Esa parece ser una de las preguntas que más desvela a los analistas y a los expertos en relaciones internacionales por estos días. También a los gobernantes y protagonistas políticos de todo el mundo; y, por supuesto, a los ciudadanos, que ven con aprehensión cómo el Covid-19 y las medidas extraordinarias adoptadas (o no) para enfrentarla, ponen en riesgo el progreso social acumulado durante las últimas décadas. Ese progreso social que, para muchos de ellos, supuso salir de la pobreza y avizorar, por primera vez en generaciones, un porvenir ostensiblemente mejor que, ahora mismo, parece en entredicho.

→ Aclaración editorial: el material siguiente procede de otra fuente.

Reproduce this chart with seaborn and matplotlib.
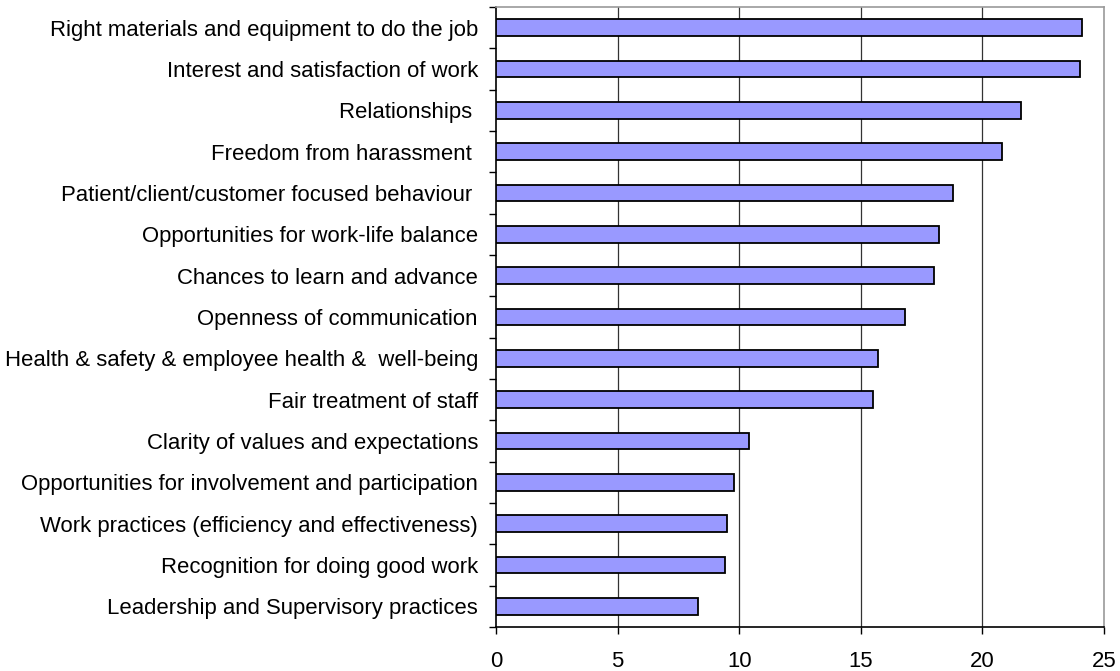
import matplotlib
matplotlib.use("Agg")
import matplotlib.pyplot as plt
from matplotlib.ticker import FixedLocator
import seaborn as sns
import pandas as pd

categories = [
    "Right materials and equipment to do the job",
    "Interest and satisfaction of work",
    "Relationships ",
    "Freedom from harassment ",
    "Patient/client/customer focused behaviour ",
    "Opportunities for work-life balance",
    "Chances to learn and advance",
    "Openness of communication",
    "Health & safety & employee health &  well-being",
    "Fair treatment of staff",
    "Clarity of values and expectations",
    "Opportunities for involvement and participation",
    "Work practices (efficiency and effectiveness)",
    "Recognition for doing good work",
    "Leadership and Supervisory practices",
]
values = [24.1, 24.0, 21.6, 20.8, 18.8, 18.2, 18.0, 16.8, 15.7, 15.5,
          10.4, 9.8, 9.5, 9.4, 8.3]
x_ticks = [0, 5, 10, 15, 20, 25]

df = pd.DataFrame({"category": categories, "value": values})

sns.set_theme(style="white")
plt.rcParams["font.family"] = ["Liberation Sans", "DejaVu Sans"]

fig = plt.figure(figsize=(11.2, 6.71), dpi=100)
ax = fig.add_axes([0.4429, 0.0656, 0.5428, 0.924])

sns.barplot(data=df, x="value", y="category", order=categories,
            orient="h", color="#9999FF", saturation=1, width=0.4,
            edgecolor="black", linewidth=1.3, ax=ax, zorder=3)

ax.set_xlim(0, 25)
ax.set_ylim(len(categories) - 0.5, -0.5)
ax.set_xticks(x_ticks)
ax.set_xticklabels([str(t) for t in x_ticks])
ax.set_xlabel("")
ax.set_ylabel("")

# vertical gridlines behind the bars
for t in x_ticks[1:-1]:
    ax.axvline(t, color="#333333", lw=0.9, zorder=1)

# category separators as outward ticks on the left axis
ax.yaxis.set_minor_locator(FixedLocator([i + 0.5 for i in range(-1, len(categories))]))
ax.tick_params(axis="y", which="major", length=0, pad=13, labelsize=15.9,
               labelcolor="black")
ax.tick_params(axis="y", which="minor", left=True, length=5, width=1, color="black")
ax.tick_params(axis="x", which="major", bottom=True, length=5, width=1,
               color="black", pad=12, labelsize=15.9, labelcolor="black")

for side in ["top", "right"]:
    ax.spines[side].set_color("#999999")
    ax.spines[side].set_linewidth(1.2)
for side in ["left", "bottom"]:
    ax.spines[side].set_color("black")
    ax.spines[side].set_linewidth(1.2)

fig.savefig("out.png", dpi=100, facecolor="white")
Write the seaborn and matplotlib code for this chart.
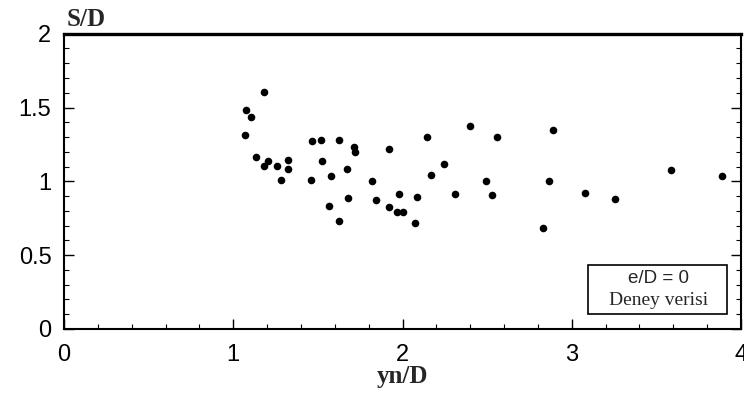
import matplotlib
matplotlib.use("Agg")
import matplotlib.pyplot as plt
import numpy as np
import pandas as pd
import seaborn as sns
from matplotlib.ticker import MultipleLocator
from matplotlib.patches import Rectangle

# Measured relative scour spacing against normalised flow depth (e/D = 0)
yn_D = [1.183, 1.075, 1.107, 1.068, 1.133, 1.182, 1.205, 1.259, 1.280, 1.325,
        1.325, 1.467, 1.520, 1.523, 1.461, 1.579, 1.625, 1.712, 1.721, 1.674,
        1.564, 1.676, 1.625, 1.818, 1.842, 1.918, 1.918, 1.981, 1.966, 2.001,
        2.084, 2.074, 2.143, 2.167, 2.248, 2.397, 2.557, 2.891, 2.312, 2.493,
        2.527, 2.864, 2.830, 3.077, 3.254, 3.588, 3.888]
S_D = [1.603, 1.481, 1.434, 1.314, 1.163, 1.104, 1.138, 1.104, 1.009, 1.143,
       1.086, 1.273, 1.282, 1.136, 1.009, 1.036, 1.278, 1.233, 1.199, 1.086,
       0.835, 0.889, 0.733, 1.000, 0.876, 1.219, 0.826, 0.912, 0.794, 0.794,
       0.896, 0.718, 1.302, 1.045, 1.118, 1.377, 1.298, 1.346, 0.914, 1.004,
       0.908, 1.004, 0.682, 0.923, 0.878, 1.077, 1.036]

x_ticks = [0, 1, 2, 3, 4]
y_ticks = [0, 0.5, 1, 1.5, 2]
y_tick_labels = ["0", "0.5", "1", "1.5", "2"]

sns.set_theme(style="ticks")
plt.rcParams["font.family"] = ["Liberation Sans", "DejaVu Sans"]

fig = plt.figure(figsize=(7.44, 3.94), dpi=100)
ax = fig.add_axes([0.086, 0.165, 0.910, 0.7495])

df = pd.DataFrame({"yn/D": yn_D, "S/D": S_D})
sns.scatterplot(data=df, x="yn/D", y="S/D", ax=ax, color="black",
                s=30, linewidth=0, legend=False)

ax.set_xlim(0, 4)
ax.set_ylim(0, 2)
ax.set_xticks(x_ticks)
ax.set_xticklabels([str(t) for t in x_ticks])
ax.set_yticks(y_ticks)
ax.set_yticklabels(y_tick_labels)
ax.xaxis.set_minor_locator(MultipleLocator(0.2))
ax.yaxis.set_minor_locator(MultipleLocator(0.1))
ax.tick_params(which="both", direction="in", right=True, top=False,
               colors="black", labelsize=17)
ax.tick_params(which="major", length=7, width=1.0)
ax.tick_params(which="minor", length=3.5, width=0.8)
ax.tick_params(axis="x", which="major", pad=11)
ax.tick_params(axis="y", which="major", pad=9)

for side in ["left", "bottom", "right"]:
    ax.spines[side].set_linewidth(1.5)
    ax.spines[side].set_color("black")
ax.spines["top"].set_linewidth(2.4)
ax.spines["top"].set_color("black")

ax.set_xlabel("")
ax.set_ylabel("")
serif_bold = dict(family=["Liberation Serif", "DejaVu Serif"], weight="bold", size=18)
ax.text(0.004, 1.025, "S/D", transform=ax.transAxes, ha="left", va="baseline", **serif_bold)
ax.text(0.5, -0.182, "yn/D", transform=ax.transAxes, ha="center", va="baseline", **serif_bold)

# Annotation box in the lower right corner
ax.add_patch(Rectangle((0.7745, 0.05), 0.2055, 0.167, transform=ax.transAxes,
                       facecolor="white", edgecolor="black", linewidth=1.2, zorder=3))
ax.text(0.878, 0.155, "e/D = 0", transform=ax.transAxes, ha="center", va="baseline",
        fontsize=13.5, zorder=4)
ax.text(0.878, 0.081, "Deney verisi", transform=ax.transAxes, ha="center", va="baseline",
        fontsize=14, family=["Liberation Serif", "DejaVu Serif"], zorder=4)

fig.savefig("out.png", dpi=100)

Con algo de premonición, Jared Diamond, profesor de geografía de la Universidad de California, analizó en su más reciente libro cómo reaccionan los países en momentos decisivos -los momentos de crisis-, y de qué depende que corran a veces suertes tan distintas, cuando se ven abocados a circunstancias tan excepcionales que pueden imprimir un giro radical a la trayectoria de su historia.
Para no sucumbir importa, en primer lugar, que las naciones reconozcan la crisis. El negacionismo es, por definición, enemigo de la prudencia (y, sobre todo, de la prudencia política). Se requiere también asumir la propia responsabilidad, y no extraviarse en la vana distracción que ofrece la caza de brujas. Y es preciso, con base en el consenso más amplio posible, definir con claridad aquello que, aún en medio de las dificultades, debe ser preservado a toda costa, en lugar de aventurarse a echar por tierra todo lo que, con enorme esfuerzo, ha sido construido previamente. Ello no implica renunciar a la autocrítica: pero sí supone no confundirla con un gratuito autodesprecio. Ese ejercicio permite a las naciones, por otro lado, justipreciar su experiencia del pasado para encontrar allí lecciones útiles para encarar el presente.
Hasta la nación más preparada (y tal cosa, a la hora de la verdad, no existe) corre el riesgo de ensayar opciones que resulten, a la postre, fallidas. Pero no son aquellas que no se equivocan, sino las que mejor corrigen su curso de acción, las que mejor sobrellevan las dificultades. Como en tantas otras circunstancias, también en las crisis la soberbia, el dogmatismo, la inflexibilidad y la impaciencia, son enemigos del éxito. Tanto, sin duda, como el desconocimiento de las propias limitaciones, el desbordamiento de las propias capacidades, la comparación engañosa de lo que los otros hacen con lo que se puede hacer, razonable y responsablemente, con lo que se tiene.
Y está también la cuestión del liderazgo. En este factor residirá, quizá más que en ningún otro, la gran diferencia. Aquella que defina el futuro post-pandemia de muchas naciones. Porque sin el liderazgo correcto -del que parece haber hoy un déficit flagrante en todo el mundo-, conseguir lo demás es, virtualmente, imposible.